It Is Happening to Them, Too
You have been diagnosed with heart failure. Firstly, I am sorry. I am sorry that it exists and that it has affected you directly. There is so much to unpack and deal with and get treatments sorted. What you are going through is a lot, and I see you. I know this is not easy.
While your loved ones will be there and support you as far as possible, I want to remind you that the people going alongside you, are going through this too. Albeit, differently, and it does not take away from what you are going through. I am just here to remind you, that we are here and this is happening to us too.
My Dad's diagnosis
This was so hard, my dad's diagnosis hit me like a ton of bricks. I was young and impressionable and it stayed with me for life. I walked the path alongside him, and I was often cut out of conversations when things were happening. I never wanted to be part of every last detail, and I knew my place was not in the decision-making process.
However, being cut out and left out completely was also not very pleasant. It made me feel lost, and confused, and with no safe place to vent my concerns about what was happening to my dad. I had so many questions and no safe place to ask them. This continued until I was an adult and it never changed. Often finding out about procedures after they have happened. I was gutted every single time.
Cutting me off
As an adult, this isolated me from my dad and left me no room to be there for him. Just to make a dinner or a cup of tea. I could have sent some flowers or just picked up the phone to tell him that I loved him before he went into surgery for the umpteenth time. And please do not misunderstand me here, I know and understand that it is his choice, and he did what he wanted to. I respect that. However, this is not to say that it did not impact me and that maybe I would have liked too simply be in the loop.

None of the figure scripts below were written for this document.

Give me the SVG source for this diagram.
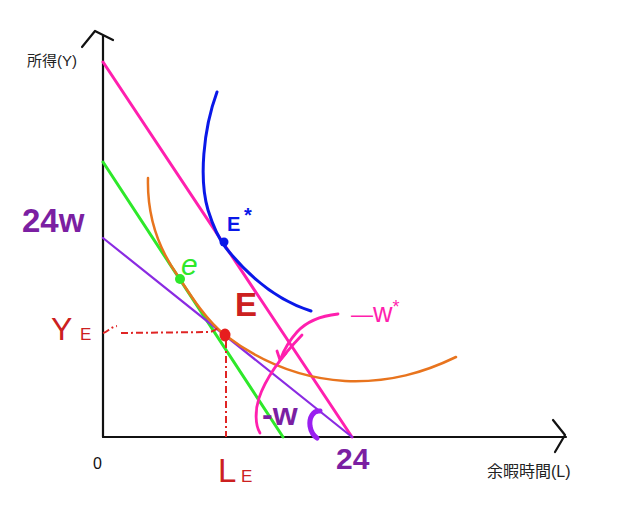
<svg xmlns="http://www.w3.org/2000/svg" width="620" height="505" viewBox="0 0 620 505">
<style>
.ax{fill:none;stroke:#111;stroke-width:2.2;stroke-linecap:round;stroke-linejoin:round}
.jp{font-family:"Liberation Sans","Noto Sans CJK JP",sans-serif;fill:#222}
.lab{font-family:"Liberation Sans",Arial,sans-serif}
.pk{stroke:#ff1fae}
.ln{fill:none;stroke-linecap:round;stroke-linejoin:round}
.dash{fill:none;stroke:#e02424;stroke-width:2;stroke-dasharray:7 3 2 3}
</style>
<rect width="620" height="505" fill="#fff"/>
<g id="axes">
<path class="ax" d="M103,437 L103,36"/>
<path class="ax" d="M82,47 L95,31 L113,40"/>
<path class="ax" d="M103,437 L566,437"/>
<path class="ax" d="M553,420 L565,435 L555,452"/>
<text class="jp" x="27" y="66" font-size="15">所得(Y)</text>
<text class="jp" x="487" y="477" font-size="16">余暇時間(L)</text>
<text class="lab" x="93" y="469" font-size="16" fill="#111">0</text>
</g>
<g id="connectors">
<path class="ln pk" stroke-width="3" d="M103,62 L352,437"/>
<path class="ln" stroke="#2ee82a" stroke-width="3" d="M103,162 L283,437"/>
<path class="ln" stroke="#8a2be2" stroke-width="2.2" d="M103,238 L352,437"/>
<path class="ln" stroke="#e8741e" stroke-width="2.5" d="M148,178 C147,215 158,248 178,276 C192,298 208,322 225,335 C255,358 295,378 345,381 C390,383 425,372 456,357"/>
<path class="ln" stroke="#0a18e8" stroke-width="3" d="M217,92 C203,130 199,180 208,210 C213,226 218,238 226,248 C242,268 270,298 311,311"/>
<path class="dash" d="M103,333 C108,332 110,327 117,326"/>
<path class="dash" d="M121,333 L210,332 C214,331 217,329 219,327"/>
<path class="dash" d="M226,341 L226,437"/>
<path class="ln pk" stroke-width="2.8" d="M338,314 C320,316 306,322 297,332 C289,341 284,350 281,358"/>
<path class="ln pk" stroke-width="2.8" d="M277,351 L280,360 L286,353"/>
<path class="ln pk" stroke-width="2.8" d="M260,433 C255,425 255,410 259,398 C265,380 280,358 302,335"/>
<path class="ln" stroke="#9a1ff0" stroke-width="5" d="M320,411 C313,410 309,418 310,426 C311,432 314,436 317,438"/>
</g>
<g id="E-star">
<circle cx="224" cy="242" r="4.5" fill="#0a18e8"/>
<text class="lab" x="227" y="231" font-size="20" font-weight="bold" fill="#0a18e8">E</text>
<text class="lab" x="244" y="222" font-size="20" font-weight="bold" fill="#0a18e8">*</text>
</g>
<g id="e">
<circle cx="180" cy="279" r="5" fill="#2ee82a"/>
<text class="lab" x="181" y="275" font-size="30" font-style="italic" fill="#2ee82a">e</text>
</g>
<g id="E">
<ellipse cx="225" cy="335" rx="5.5" ry="6.5" fill="#e61e1e"/>
<text class="lab" x="235" y="316" font-size="33" font-weight="bold" fill="#cc2020">E</text>
</g>
<g id="labels">
<text class="lab" x="22" y="232" font-size="33" font-weight="bold" fill="#7b1fa2">24w</text>
<text class="lab" x="51" y="340" font-size="32" fill="#cc2020">Y</text>
<text class="lab" x="80" y="340" font-size="17" fill="#cc2020">E</text>
<text class="lab" x="218" y="482" font-size="33" fill="#cc2020" textLength="16">L</text>
<text class="lab" x="241" y="482" font-size="17" fill="#cc2020">E</text>
<text class="lab" x="336" y="469" font-size="30" font-weight="bold" fill="#7b1fa2">24</text>
<text class="lab" x="262" y="425" font-size="32" font-weight="bold" fill="#7b1fa2">-w</text>
<text class="lab" x="351" y="322" font-size="22" fill="#ff1fae">—<tspan font-size="27">w</tspan><tspan font-size="18" dy="-9">*</tspan></text>
</g>
</svg>
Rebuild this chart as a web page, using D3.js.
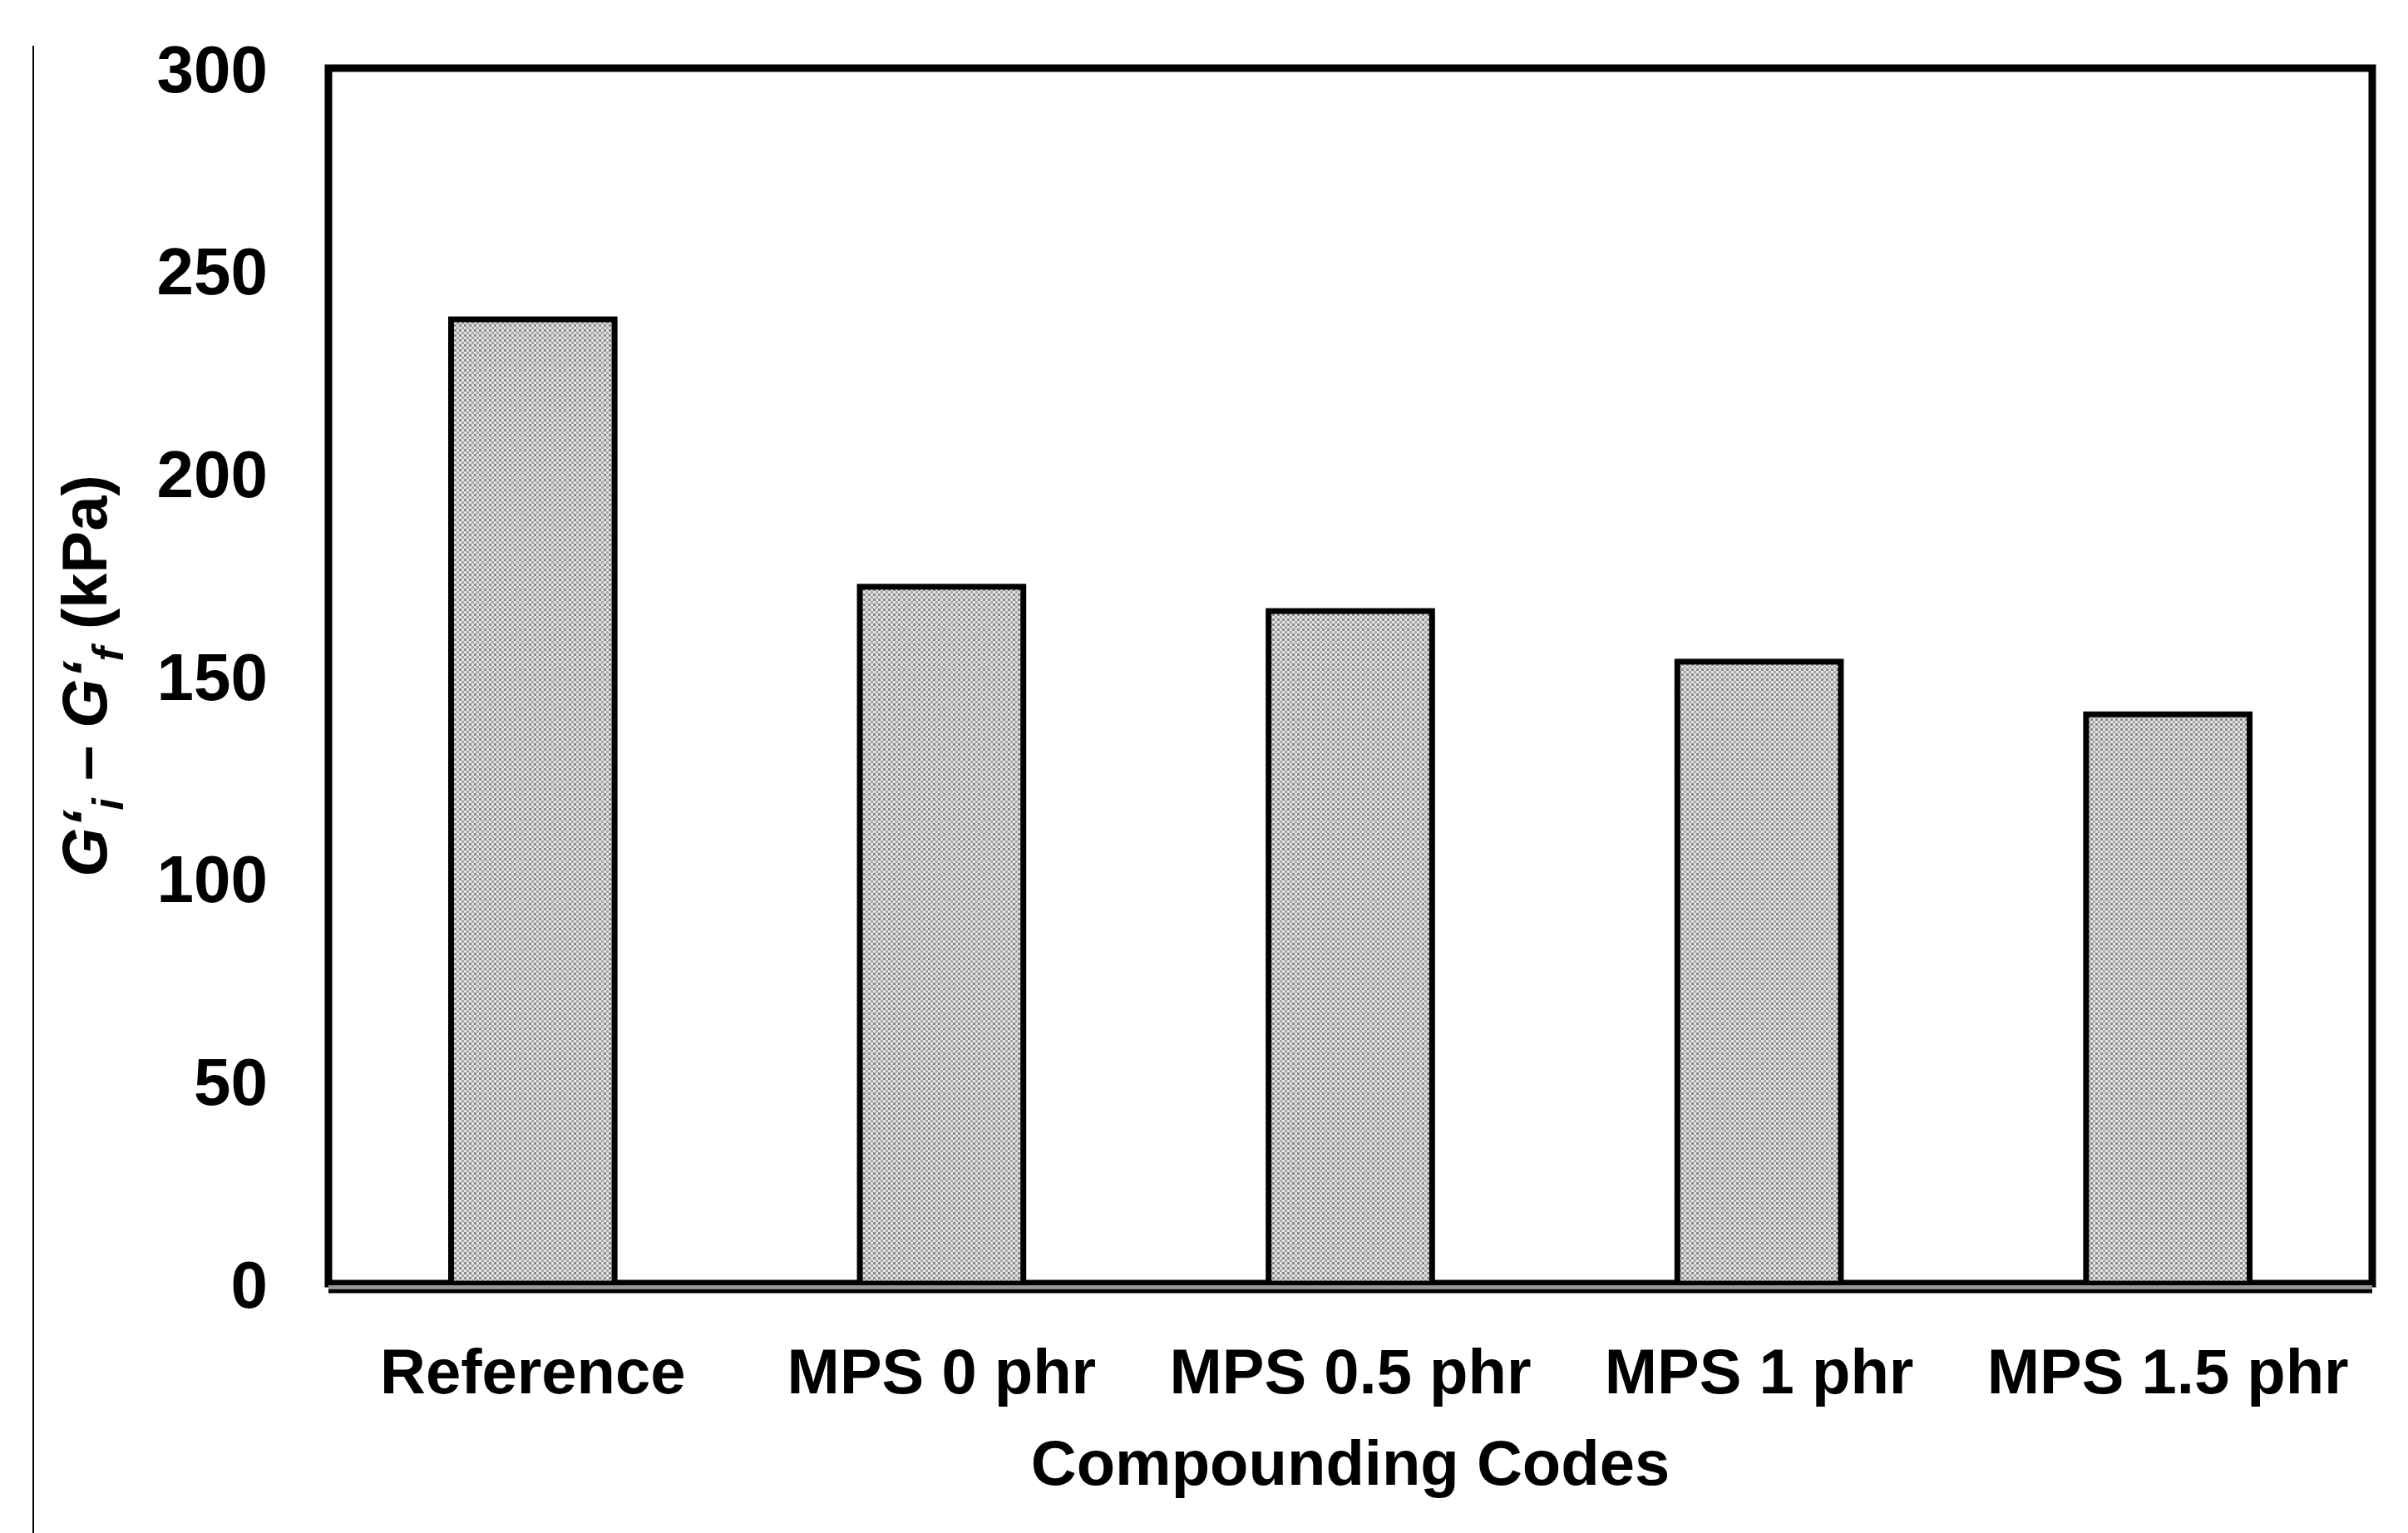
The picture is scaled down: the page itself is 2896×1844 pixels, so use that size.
<!DOCTYPE html>
<html><head><meta charset="utf-8">
<script src="https://cdn.jsdelivr.net/npm/d3@7"></script>
<style>body{margin:0;background:#fff}svg{display:block}</style>
</head><body><div></div>
<script>
const categories = ["Reference", "MPS 0 phr", "MPS 0.5 phr", "MPS 1 phr", "MPS 1.5 phr"];
const values = [238, 172, 166, 153.5, 140.5];
const yTicks = [0, 50, 100, 150, 200, 250, 300];

const width = 2896, height = 1844;
const m = {left: 395, right: 2853, top: 82, bottom: 1544};
const font = "Liberation Sans, Arial, sans-serif";

const svg = d3.select("div").append("svg").attr("width", width).attr("height", height);

const defs = svg.append("defs");
const pat = defs.append("pattern").attr("id", "dots").attr("patternUnits", "userSpaceOnUse")
  .attr("width", 6).attr("height", 6);
pat.append("rect").attr("width", 6).attr("height", 6).attr("fill", "#e4e4e4");
pat.append("rect").attr("width", 3).attr("height", 3).attr("fill", "#8a8a8a");
pat.append("rect").attr("x", 3).attr("y", 3).attr("width", 3).attr("height", 3).attr("fill", "#a8a8a8");

const x = d3.scaleBand().domain(categories).range([m.left, m.right]).paddingInner(0.6).paddingOuter(0.3);
const y = d3.scaleLinear().domain([0, 300]).range([m.bottom, m.top]);

// thin left frame line
svg.append("line").attr("x1", 40).attr("x2", 40).attr("y1", 55).attr("y2", 1844)
  .attr("stroke", "#000").attr("stroke-width", 2);

// plot frame
svg.append("rect").attr("x", m.left).attr("y", m.top)
  .attr("width", m.right - m.left).attr("height", m.bottom - m.top)
  .attr("fill", "none").attr("stroke", "#000").attr("stroke-width", 9);

svg.selectAll("rect.bar").data(values).enter().append("rect").attr("class", "bar")
  .attr("x", (d, i) => x(categories[i]))
  .attr("y", d => y(d))
  .attr("width", x.bandwidth())
  .attr("height", d => y(0) - y(d))
  .attr("fill", "url(#dots)").attr("stroke", "#000").attr("stroke-width", 7);

// double baseline
svg.append("line").attr("x1", m.left).attr("x2", m.right).attr("y1", y(0) + 4).attr("y2", y(0) + 4)
  .attr("stroke", "#999").attr("stroke-width", 4);
svg.append("line").attr("x1", m.left).attr("x2", m.right).attr("y1", y(0) + 9).attr("y2", y(0) + 9)
  .attr("stroke", "#000").attr("stroke-width", 5);

svg.selectAll("text.ytick").data(yTicks).enter().append("text").attr("class", "ytick")
  .attr("x", 322).attr("y", d => y(d)).attr("dy", "0.36em")
  .attr("text-anchor", "end").attr("font-family", font).attr("font-weight", "bold")
  .attr("font-size", 80).text(d => d);

svg.selectAll("text.xtick").data(categories).enter().append("text").attr("class", "xtick")
  .attr("x", d => x(d) + x.bandwidth() / 2).attr("y", 1676)
  .attr("text-anchor", "middle").attr("font-family", font).attr("font-weight", "bold")
  .attr("font-size", 76).text(d => d);

svg.append("text").attr("x", (m.left + m.right) / 2).attr("y", 1786)
  .attr("text-anchor", "middle").attr("font-family", font).attr("font-weight", "bold")
  .attr("font-size", 76).text("Compounding Codes");

const yl = svg.append("text").attr("transform", "translate(128," + ((m.top + m.bottom) / 2) + ") rotate(-90)")
  .attr("text-anchor", "middle").attr("font-family", font).attr("font-weight", "bold").attr("font-size", 76);
yl.append("tspan").attr("font-style", "italic").text("G‘");
yl.append("tspan").attr("font-style", "italic").attr("font-size", 52).attr("dy", 20).text("i");
yl.append("tspan").attr("dy", -20).text(" – ");
yl.append("tspan").attr("font-style", "italic").text("G‘");
yl.append("tspan").attr("font-style", "italic").attr("font-size", 52).attr("dy", 20).text("f");
yl.append("tspan").attr("dy", -20).text(" (kPa)");
</script></body></html>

Allow them in: Heart failure's impact on your support people
Allow the people in your life in, try and foster a safe space, not for them, but with them. In this space you can both talk about what is happening. Hold space for them and allow them to be there for you. Fostering a space where you can talk to each other about what is happening, treatments, and plans to move forward.
Allowing the people who are going through this with you to air their concerns, ideas, worries or even fears could possibly foster a stronger bond between you and make things a little easier for both of you.
This does not make it about them, nor is that the intention. I just know that this would have made a big difference in my world.
Change what you can and accept what you cannot
It simply means you recognize and see that something is happening to them too.
I can tell you from experience that it is so hard to watch someone you love and care about go through this. I lost my Dad to a final heart attack a few years ago. There was never anything I could do to make him better or to heal his heart. That was so hard for me to accept, as we all just want to help and heal the people we love.
But being locked out from so much and never knowing what was going on made things that much harder.
Be kind to those around you, it is happening to them too.